What is needed: Retype exactly the lines from the first one through the line with "from bokeh.resources import INLINE", including both ends; skip any pictures.

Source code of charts
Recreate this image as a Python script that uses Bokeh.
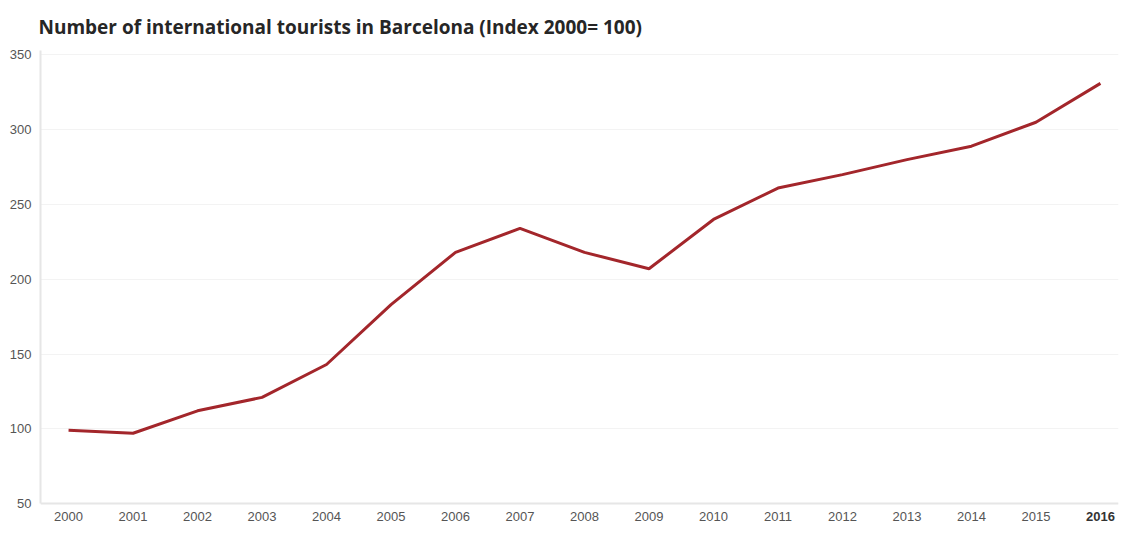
from bokeh.plotting import figure
from bokeh.models import Range1d, FixedTicker, Span
from bokeh.core.properties import value
from bokeh.embed import file_html
from bokeh.resources import INLINE

years = list(range(2000, 2017))
tourist_index = [99, 97, 112, 121, 143, 183, 218, 234, 218, 207, 240, 261, 270, 280, 289, 305, 331]
y_ticks = [50, 100, 150, 200, 250, 300, 350]
year_labels = [str(y) for y in years]
title_text = "Number of international tourists in Barcelona (Index 2000= 100)"

p = figure(width=1120, height=525, x_range=Range1d(1999.565, 2016.28), y_range=Range1d(35.3, 353),
           output_backend="svg", toolbar_location=None, x_axis_location=None,
           min_border_left=40, min_border_right=2, min_border_top=5, min_border_bottom=0)

p.title.text = title_text
p.title.text_font = "Open Sans"
p.title.text_font_size = "19px"
p.title.text_font_style = "bold"
p.title.text_color = "#262626"
p.title.offset = -2
p.title.standoff = 22

p.outline_line_color = None
p.background_fill_color = "white"
p.border_fill_color = "white"

p.xgrid.grid_line_color = None
p.ygrid.grid_line_color = "#f3f3f3"
p.ygrid.ticker = FixedTicker(ticks=y_ticks)

p.yaxis.ticker = FixedTicker(ticks=y_ticks)
p.yaxis.bounds = (y_ticks[0], 353)
p.yaxis.axis_line_color = "#e6e6e6"
p.yaxis.axis_line_width = 2
p.yaxis.major_tick_line_color = None
p.yaxis.minor_tick_line_color = None
p.yaxis.major_label_text_font = "Liberation Sans"
p.yaxis.major_label_text_font_size = "13px"
p.yaxis.major_label_text_color = "#555555"
p.yaxis.major_label_standoff = 3

# x axis line
p.add_layout(Span(location=y_ticks[0], dimension="width", line_color="#e6e6e6", line_width=2))

# x tick labels (last one bold)
p.text(x=years[:-1], y=[y_ticks[0]] * (len(years) - 1), text=year_labels[:-1],
       text_align="center", text_baseline="middle", y_offset=13,
       text_font=value("Liberation Sans"), text_font_size="13px", text_color="#555555")
p.text(x=years[-1:], y=[y_ticks[0]], text=year_labels[-1:],
       text_align="center", text_baseline="middle", y_offset=13,
       text_font=value("Liberation Sans"), text_font_size="13px", text_font_style="bold",
       text_color="#333333")

p.line(years, tourist_index, line_color="#a3262b", line_width=3)

open("out.html", "w").write(file_html(p, INLINE))
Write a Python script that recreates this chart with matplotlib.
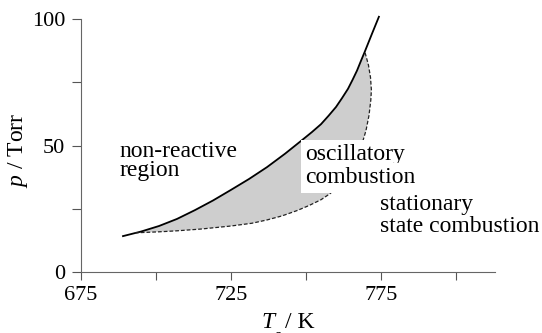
import matplotlib
matplotlib.use("Agg")
import matplotlib.pyplot as plt
import numpy as np

plt.rcParams["font.family"] = ["Liberation Serif", "DejaVu Serif"]
plt.rcParams["mathtext.fontset"] = "custom"
plt.rcParams["mathtext.rm"] = "Liberation Serif"
plt.rcParams["mathtext.it"] = "Liberation Serif:italic"

# Ignition boundary (solid): ambient temperature / K vs pressure / Torr
T_ign = [689, 695, 701, 707, 713, 719, 725, 731, 737, 743, 749, 752, 755, 757.5, 760, 762,
         764, 765.5, 767, 768.3, 769.6, 772, 774.3]
p_ign = [14.2, 16.0, 18.2, 21.0, 24.5, 28.3, 32.5, 36.8, 41.5, 46.8, 52.5, 55.4, 58.5, 61.8,
         65.3, 68.8, 72.5, 76.0, 79.7, 83.5, 87.2, 94.3, 101.0]

# Limit of oscillatory combustion (dashed)
T_osc = [693, 701, 707, 715, 725, 732, 737, 742, 747, 751, 755, 758, 761, 764, 766.5, 768.5,
         770, 771, 771.6, 771.8, 771.5, 770.8, 769.6]
p_osc = [15.5, 15.9, 16.3, 17.0, 18.2, 19.3, 20.6, 22.2, 24.3, 26.3, 28.6, 31.0, 34.2, 38.5,
         43.5, 50.0, 56.0, 62.0, 68.0, 72.0, 77.0, 82.0, 87.2]

x_major = [675, 725, 775]
x_minor = [700, 750, 800]
y_major = [0, 50, 100]
y_minor = [25, 75]

fig = plt.figure(figsize=(5.42, 3.33), dpi=100)
ax = fig.add_axes([81 / 542, 61 / 333, 414 / 542, 252.7 / 333])

# shaded oscillatory region between the two boundaries
T_ign_a = np.array(T_ign)
p_ign_a = np.array(p_ign)
inside = (T_ign_a > T_osc[0]) & (T_ign_a < T_osc[-1])
poly_T = np.concatenate([[T_osc[0]], T_ign_a[inside], T_osc[::-1]])
poly_p = np.concatenate([[p_osc[0]], p_ign_a[inside], p_osc[::-1]])
ax.fill(poly_T, poly_p, facecolor="#cecece", edgecolor="none", zorder=1)

ax.plot(T_ign, p_ign, color="black", lw=1.3, solid_joinstyle="round", zorder=2, clip_on=False)
ax.plot(T_osc, p_osc, color="#222222", lw=0.9, linestyle=(0, (3, 1.6)), zorder=2)

ax.set_xlim(675, 813)
ax.set_ylim(0, 100)

for side in ("top", "right"):
    ax.spines[side].set_visible(False)
for side in ("left", "bottom"):
    ax.spines[side].set_color("#666666")
    ax.spines[side].set_linewidth(0.8)

ax.set_xticks(x_major)
ax.set_xticks(x_minor, minor=True)
ax.set_yticks(y_major)
ax.set_yticks(y_minor, minor=True)
ax.tick_params(axis="both", which="both", direction="out", color="#555555", width=0.8,
               labelsize=16, labelcolor="black")
ax.tick_params(axis="x", which="both", length=5.5, pad=4.5)
ax.tick_params(axis="y", which="both", length=6.5, pad=5)

txt = dict(fontsize=17, color="black", ha="left", va="baseline")
ax.text(687.7, 45.5, "non-reactive", **txt)
ax.text(687.7, 38.0, "region", **txt)
box = dict(facecolor="white", edgecolor="none", boxstyle="square,pad=0.18")
ax.text(749.7, 44.3, "oscillatory", bbox=box, zorder=3, **txt)
ax.text(749.7, 35.1, "combustion", bbox=box, zorder=3, **txt)
ax.text(774.7, 24.5, "stationary", **txt)
ax.text(774.7, 15.9, "state combustion", clip_on=False, **txt)

# axis titles
fig.text(18 / 542, 1 - 150 / 333, r"$p$ / Torr", rotation=90, ha="center", va="center",
         fontsize=17)
fig.text(261.7 / 542, 5 / 333, "T", fontstyle="italic", ha="left", va="baseline", fontsize=17)
fig.text(274 / 542, -7 / 333, "a", ha="left", va="baseline", fontsize=12)
fig.text(285 / 542, 5 / 333, "/ K", ha="left", va="baseline", fontsize=17)

fig.savefig("out.png", dpi=100)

Full output:
Recreate this image as a Python script that uses Bokeh.
from bokeh.plotting import figure
from bokeh.models import Range1d, FixedTicker, Span
from bokeh.core.properties import value
from bokeh.embed import file_html
from bokeh.resources import INLINE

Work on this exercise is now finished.